┌──
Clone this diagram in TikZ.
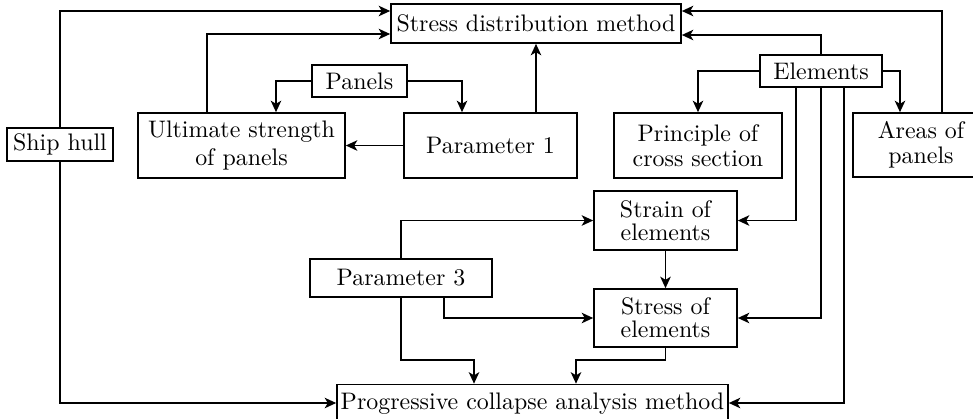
\documentclass[tikz,border=0pt]{standalone}
\usetikzlibrary{arrows.meta,calc}
\def\pu{0.4184pt}
\tikzset{
  box/.style={draw, line width=0.7pt, inner sep=0pt, align=center,
    minimum width={#1}},
  tight/.style={font=\fontsize{10pt}{#1}\selectfont},
  arr/.style={line width=0.7pt, -{Stealth[length=4.8pt,width=4.4pt,inset=1.3pt]}},
  ln/.style={line width=0.7pt}
}
\begin{document}
\begin{tikzpicture}[x=0.4184pt,y=-0.4184pt]
\useasboundingbox (0,0) rectangle (973,418);
\clip (0,0) rectangle (973,418);
\node[box=290*\pu, minimum height=39*\pu] (SDM) at (536,23.5) {Stress distribution method};
\node[box=95*\pu, minimum height=32*\pu] (PA) at (359.5,81) {Panels};
\node[box=207*\pu, minimum height=65*\pu, tight=11.8pt] (US) at (241.5,145.5) {Ultimate strength\\of panels};
\node[box=173*\pu, minimum height=65*\pu] (P1) at (490.5,145.5) {Parameter 1};
\node[box=106*\pu, minimum height=33*\pu] (SH) at (60,144.5) {Ship hull};
\node[box=122*\pu, minimum height=32*\pu] (EL) at (821,71) {Elements};
\node[box=168*\pu, minimum height=65*\pu, tight=10.5pt] (PCS) at (698,145.5) {Principle of\\cross section};
\node[box=136*\pu, minimum height=64*\pu, tight=10.5pt] (AP) at (921,145) {Areas of\\panels};
\node[box=143*\pu, minimum height=59*\pu, tight=9.4pt] (STR) at (665.5,220.5) {Strain of\\elements};
\node[box=143*\pu, minimum height=58*\pu, tight=9.6pt] (STE) at (665.5,318) {Stress of\\elements};
\node[box=182*\pu, minimum height=38*\pu] (P3) at (401,278) {Parameter 3};
\node[box=391*\pu, minimum height=39*\pu] (PC) at (532.5,404) {Progressive collapse analysis method};

\draw[arr] (SH.north) |- ($(SDM.west)+(0,-12.5)$);
\draw[arr] (SH.south) |- ($(PC.west)+(0,-1)$);
\draw[arr] ($(US.north)+(-34.5,0)$) |- ($(SDM.west)+(0,10.5)$);
\draw[arr] (PA.west) -| ($(US.north)+(34.5,0)$);
\draw[arr] (PA.east) -| ($(P1.north)+(-28.5,0)$);
\draw[arr] (P1.west) -- (US.east);
\draw[arr] (SDM.south |- P1.north) -- (SDM.south);
\draw[arr] (EL.north) |- ($(SDM.east)+(0,11.5)$);
\draw[arr] ($(AP.north)+(21,0)$) |- ($(SDM.east)+(0,-12.5)$);
\draw[arr] (EL.west) -| (PCS.north);
\draw[arr] (EL.east) -| ($(AP.north)+(-21,0)$);
\draw[arr] ($(EL.south)+(-25,0)$) |- (STR.east);
\draw[arr] (EL.south) |- (STE.east);
\draw[arr] ($(EL.south)+(23,0)$) |- ($(PC.east)+(0,-1)$);
\draw[arr] (P3.north) |- (STR.west);
\draw[arr] ($(P3.south)+(43,0)$) |- (STE.west);
\draw[arr] (P3.south) -- ++(0,62) -| ($(PC.north)+(-58.5,0)$);
\draw[arr] (STE.south) -- ++(0,12) -| ($(PC.north)+(43.5,0)$);
\draw[arr] (STR.south) -- (STE.north);
\end{tikzpicture}
\end{document}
└──
(Exercise directions) Restate the whole of the material word for word without the pictures.

(Written solution)
Clone this diagram in TikZ.
\documentclass[tikz,border=0pt]{standalone}
\usetikzlibrary{arrows.meta,calc}
\def\pu{0.4184pt}
\tikzset{
  box/.style={draw, line width=0.7pt, inner sep=0pt, align=center,
    minimum width={#1}},
  tight/.style={font=\fontsize{10pt}{#1}\selectfont},
  arr/.style={line width=0.7pt, -{Stealth[length=4.8pt,width=4.4pt,inset=1.3pt]}},
  ln/.style={line width=0.7pt}
}
\begin{document}
\begin{tikzpicture}[x=0.4184pt,y=-0.4184pt]
\useasboundingbox (0,0) rectangle (973,418);
\clip (0,0) rectangle (973,418);
\node[box=290*\pu, minimum height=39*\pu] (SDM) at (536,23.5) {Stress distribution method};
\node[box=95*\pu, minimum height=32*\pu] (PA) at (359.5,81) {Panels};
\node[box=207*\pu, minimum height=65*\pu, tight=11.8pt] (US) at (241.5,145.5) {Ultimate strength\\of panels};
\node[box=173*\pu, minimum height=65*\pu] (P1) at (490.5,145.5) {Parameter 1};
\node[box=106*\pu, minimum height=33*\pu] (SH) at (60,144.5) {Ship hull};
\node[box=122*\pu, minimum height=32*\pu] (EL) at (821,71) {Elements};
\node[box=168*\pu, minimum height=65*\pu, tight=10.5pt] (PCS) at (698,145.5) {Principle of\\cross section};
\node[box=136*\pu, minimum height=64*\pu, tight=10.5pt] (AP) at (921,145) {Areas of\\panels};
\node[box=143*\pu, minimum height=59*\pu, tight=9.4pt] (STR) at (665.5,220.5) {Strain of\\elements};
\node[box=143*\pu, minimum height=58*\pu, tight=9.6pt] (STE) at (665.5,318) {Stress of\\elements};
\node[box=182*\pu, minimum height=38*\pu] (P3) at (401,278) {Parameter 3};
\node[box=391*\pu, minimum height=39*\pu] (PC) at (532.5,404) {Progressive collapse analysis method};

\draw[arr] (SH.north) |- ($(SDM.west)+(0,-12.5)$);
\draw[arr] (SH.south) |- ($(PC.west)+(0,-1)$);
\draw[arr] ($(US.north)+(-34.5,0)$) |- ($(SDM.west)+(0,10.5)$);
\draw[arr] (PA.west) -| ($(US.north)+(34.5,0)$);
\draw[arr] (PA.east) -| ($(P1.north)+(-28.5,0)$);
\draw[arr] (P1.west) -- (US.east);
\draw[arr] (SDM.south |- P1.north) -- (SDM.south);
\draw[arr] (EL.north) |- ($(SDM.east)+(0,11.5)$);
\draw[arr] ($(AP.north)+(21,0)$) |- ($(SDM.east)+(0,-12.5)$);
\draw[arr] (EL.west) -| (PCS.north);
\draw[arr] (EL.east) -| ($(AP.north)+(-21,0)$);
\draw[arr] ($(EL.south)+(-25,0)$) |- (STR.east);
\draw[arr] (EL.south) |- (STE.east);
\draw[arr] ($(EL.south)+(23,0)$) |- ($(PC.east)+(0,-1)$);
\draw[arr] (P3.north) |- (STR.west);
\draw[arr] ($(P3.south)+(43,0)$) |- (STE.west);
\draw[arr] (P3.south) -- ++(0,62) -| ($(PC.north)+(-58.5,0)$);
\draw[arr] (STE.south) -- ++(0,12) -| ($(PC.north)+(43.5,0)$);
\draw[arr] (STR.south) -- (STE.north);
\end{tikzpicture}
\end{document}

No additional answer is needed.